DATA SEGMENT ▸
= = =

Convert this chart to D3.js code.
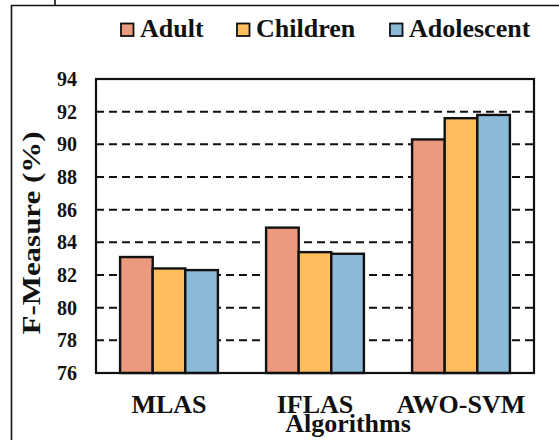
<!DOCTYPE html>
<html><head><meta charset="utf-8">
<script src="https://cdn.jsdelivr.net/npm/d3@7"></script>
<style>
html,body{margin:0;padding:0;background:#fff;}
svg{display:block;}
</style></head>
<body>
<script>
const categories = ["MLAS", "IFLAS", "AWO-SVM"];
const seriesNames = ["Adult", "Children", "Adolescent"];
const adult = [83.1, 84.9, 90.3];
const children = [82.4, 83.4, 91.6];
const adolescent = [82.3, 83.3, 91.8];
const yTicks = [76, 78, 80, 82, 84, 86, 88, 90, 92, 94];
const colors = ["#EC9A7D", "#FEBE5D", "#8CB9D5"];
const seriesValues = [adult, children, adolescent];

const FONT = "'Liberation Serif', 'Times New Roman', Tinos, 'DejaVu Serif', serif";
const W = 559, H = 440;
const svg = d3.select("body").append("svg").attr("width", W).attr("height", H);

// outer frame
svg.append("path").attr("d", "M11.5,440 L11.5,5.5 L559,5.5").attr("fill", "none").attr("stroke", "#111").attr("stroke-width", 1.6);
svg.append("line").attr("x1", 55).attr("x2", 55).attr("y1", 0).attr("y2", 5.5).attr("stroke", "#111").attr("stroke-width", 1.6);

const L = 96, R = 534, T = 79, B = 373;
const y = d3.scaleLinear().domain([76, 94]).range([B, T]);
const x0 = d3.scaleBand().domain(categories).range([L, R]).paddingInner(0.33).paddingOuter(0.165);
const x1 = d3.scaleBand().domain(seriesNames).range([0, x0.bandwidth()]).padding(0);

// gridlines
svg.append("g").selectAll("line").data(yTicks.filter(t => t > 76 && t < 94)).join("line")
  .attr("x1", L).attr("x2", R).attr("y1", d => y(d)).attr("y2", d => y(d))
  .attr("stroke", "#111").attr("stroke-width", 2).attr("stroke-dasharray", "8,5");

// bars
const rows = [];
categories.forEach((c, i) => seriesNames.forEach((s, j) => rows.push({c, s, j, v: seriesValues[j][i]})));
svg.append("g").selectAll("rect").data(rows).join("rect")
  .attr("x", d => x0(d.c) + x1(d.s))
  .attr("y", d => y(d.v))
  .attr("width", x1.bandwidth())
  .attr("height", d => B - y(d.v))
  .attr("fill", d => colors[d.j])
  .attr("stroke", "#111").attr("stroke-width", 2.4);

// plot border
svg.append("rect").attr("x", L).attr("y", T).attr("width", R - L).attr("height", B - T)
  .attr("fill", "none").attr("stroke", "#111").attr("stroke-width", 2.2);

function styleText(sel, size) {
  sel.style("font-family", FONT).style("font-weight", "bold").style("font-size", size + "px").style("fill", "#111");
}

// y axis labels
const yAxis = d3.axisLeft(y).tickValues(yTicks).tickSize(0).tickPadding(19).tickFormat(d3.format("d"));
const gy = svg.append("g").attr("transform", `translate(${L},0)`).call(yAxis);
gy.attr("font-family", null).attr("font-size", null);
gy.select(".domain").remove();
styleText(gy.selectAll("text"), 20);

// x axis labels
const xAxis = d3.axisBottom(x0).tickSize(0).tickPadding(0);
const gx = svg.append("g").attr("transform", `translate(0,${B})`).call(xAxis);
gx.attr("font-family", null).attr("font-size", null);
gx.select(".domain").remove();
gx.selectAll("text").attr("dy", null).attr("y", 39.5);
styleText(gx.selectAll("text"), 26);

// axis titles
styleText(svg.append("text").attr("x", 348).attr("y", 432).attr("text-anchor", "middle").text("Algorithms"), 26);
styleText(svg.append("text").attr("transform", "translate(40,233) rotate(-90)").attr("text-anchor", "middle")
  .attr("textLength", 203).attr("lengthAdjust", "spacingAndGlyphs").text("F-Measure (%)"), 25);

// legend
const legX = [121, 237, 390];
const lg = svg.append("g").selectAll("g").data(seriesNames).join("g")
  .attr("transform", (d, i) => `translate(${legX[i]},23.5)`);
lg.append("rect").attr("width", 12.5).attr("height", 12.5).attr("fill", (d, i) => colors[i]).attr("stroke", "#111").attr("stroke-width", 1.8);
styleText(lg.append("text").attr("x", 19).attr("y", 13.3).text(d => d), 26);
</script>
</body></html>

= = =

WHAT THE TASK ASKS ▸
Skip the images and write out the rest of the listing exactly.

THE RESPONSE ▸
Convert this chart to D3.js code.
<!DOCTYPE html>
<html><head><meta charset="utf-8">
<script src="https://cdn.jsdelivr.net/npm/d3@7"></script>
<style>
html,body{margin:0;padding:0;background:#fff;}
svg{display:block;}
</style></head>
<body>
<script>
const categories = ["MLAS", "IFLAS", "AWO-SVM"];
const seriesNames = ["Adult", "Children", "Adolescent"];
const adult = [83.1, 84.9, 90.3];
const children = [82.4, 83.4, 91.6];
const adolescent = [82.3, 83.3, 91.8];
const yTicks = [76, 78, 80, 82, 84, 86, 88, 90, 92, 94];
const colors = ["#EC9A7D", "#FEBE5D", "#8CB9D5"];
const seriesValues = [adult, children, adolescent];

const FONT = "'Liberation Serif', 'Times New Roman', Tinos, 'DejaVu Serif', serif";
const W = 559, H = 440;
const svg = d3.select("body").append("svg").attr("width", W).attr("height", H);

// outer frame
svg.append("path").attr("d", "M11.5,440 L11.5,5.5 L559,5.5").attr("fill", "none").attr("stroke", "#111").attr("stroke-width", 1.6);
svg.append("line").attr("x1", 55).attr("x2", 55).attr("y1", 0).attr("y2", 5.5).attr("stroke", "#111").attr("stroke-width", 1.6);

const L = 96, R = 534, T = 79, B = 373;
const y = d3.scaleLinear().domain([76, 94]).range([B, T]);
const x0 = d3.scaleBand().domain(categories).range([L, R]).paddingInner(0.33).paddingOuter(0.165);
const x1 = d3.scaleBand().domain(seriesNames).range([0, x0.bandwidth()]).padding(0);

// gridlines
svg.append("g").selectAll("line").data(yTicks.filter(t => t > 76 && t < 94)).join("line")
  .attr("x1", L).attr("x2", R).attr("y1", d => y(d)).attr("y2", d => y(d))
  .attr("stroke", "#111").attr("stroke-width", 2).attr("stroke-dasharray", "8,5");

// bars
const rows = [];
categories.forEach((c, i) => seriesNames.forEach((s, j) => rows.push({c, s, j, v: seriesValues[j][i]})));
svg.append("g").selectAll("rect").data(rows).join("rect")
  .attr("x", d => x0(d.c) + x1(d.s))
  .attr("y", d => y(d.v))
  .attr("width", x1.bandwidth())
  .attr("height", d => B - y(d.v))
  .attr("fill", d => colors[d.j])
  .attr("stroke", "#111").attr("stroke-width", 2.4);

// plot border
svg.append("rect").attr("x", L).attr("y", T).attr("width", R - L).attr("height", B - T)
  .attr("fill", "none").attr("stroke", "#111").attr("stroke-width", 2.2);

function styleText(sel, size) {
  sel.style("font-family", FONT).style("font-weight", "bold").style("font-size", size + "px").style("fill", "#111");
}

// y axis labels
const yAxis = d3.axisLeft(y).tickValues(yTicks).tickSize(0).tickPadding(19).tickFormat(d3.format("d"));
const gy = svg.append("g").attr("transform", `translate(${L},0)`).call(yAxis);
gy.attr("font-family", null).attr("font-size", null);
gy.select(".domain").remove();
styleText(gy.selectAll("text"), 20);

// x axis labels
const xAxis = d3.axisBottom(x0).tickSize(0).tickPadding(0);
const gx = svg.append("g").attr("transform", `translate(0,${B})`).call(xAxis);
gx.attr("font-family", null).attr("font-size", null);
gx.select(".domain").remove();
gx.selectAll("text").attr("dy", null).attr("y", 39.5);
styleText(gx.selectAll("text"), 26);

// axis titles
styleText(svg.append("text").attr("x", 348).attr("y", 432).attr("text-anchor", "middle").text("Algorithms"), 26);
styleText(svg.append("text").attr("transform", "translate(40,233) rotate(-90)").attr("text-anchor", "middle")
  .attr("textLength", 203).attr("lengthAdjust", "spacingAndGlyphs").text("F-Measure (%)"), 25);

// legend
const legX = [121, 237, 390];
const lg = svg.append("g").selectAll("g").data(seriesNames).join("g")
  .attr("transform", (d, i) => `translate(${legX[i]},23.5)`);
lg.append("rect").attr("width", 12.5).attr("height", 12.5).attr("fill", (d, i) => colors[i]).attr("stroke", "#111").attr("stroke-width", 1.8);
styleText(lg.append("text").attr("x", 19).attr("y", 13.3).text(d => d), 26);
</script>
</body></html>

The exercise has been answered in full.